The goal here is to generate COUNTER statistics (XML download via OJS) for 2020 based on the apache logs.

=> Are there any subsequent steps I have to take after importing the apache log to complete the parsing of the log data?

Kind regards!

netsensei · January 11, 2021, 2:08pm

Okay, I have whittled the problem down to how the base_url is configured in config.inc.php.

This is how it looks in my case:

base_url = https://site.com

base_url[journalA] = https://site.com/journalA
base_url[journalB] = https://site.com/journalB
base_url[journalC] = https://www.journalC.com

The Apache log file looks a bit like this:

WWW.XXX.YYY.ZZZ - - [01/Jan/2020:03:04:05 +0100] "GET /journalA/article/view/1234/4567 HTTP.1/1" 200 870 "https://site.com/journalA/article/view/1234/4567" "user agent string"

In UsageStatsLoader.inc.php in the processFile function, the importer tries to match the paths in the GET requests logged the Apache log against the base_url configuration. This happens via the _getUrlMatches function.

Long story short, that function ultimately tries to match the /journalA/article/view/1234/4567 string against the list of base_url’s in the configuration. Deep down in core.inc.php the _getBaseUrlAndPath function gets called, which tries to strip away the base_url from the url.

The logic will break on the configuration above and end up mis-matching the base_url from journalC with each and every URL from the apache log. It will also incorrectly strip the respective base_url from the presented URL. As a consequence, the URL’s won’t be processed correctly by the processing logic.

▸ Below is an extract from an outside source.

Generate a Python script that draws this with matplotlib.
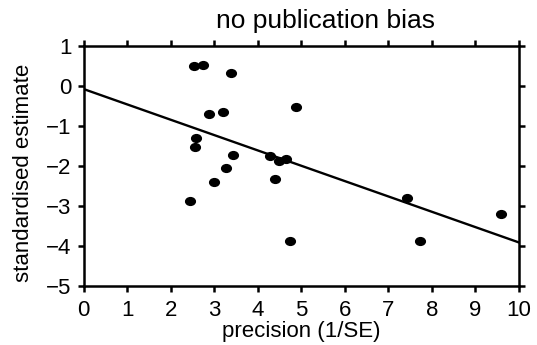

So, what I have to do in order to make the matching work: I have to comment out the offending base_url from the configuration, like this:

base_url = https://site.com

base_url[journalA] = https://site.com/journalA
base_url[journalB] = https://site.com/journalB
; base_url[journalC] = https://www.journalC.com

Of course, there’s all kinds of concerns that come with approaching the issue like this.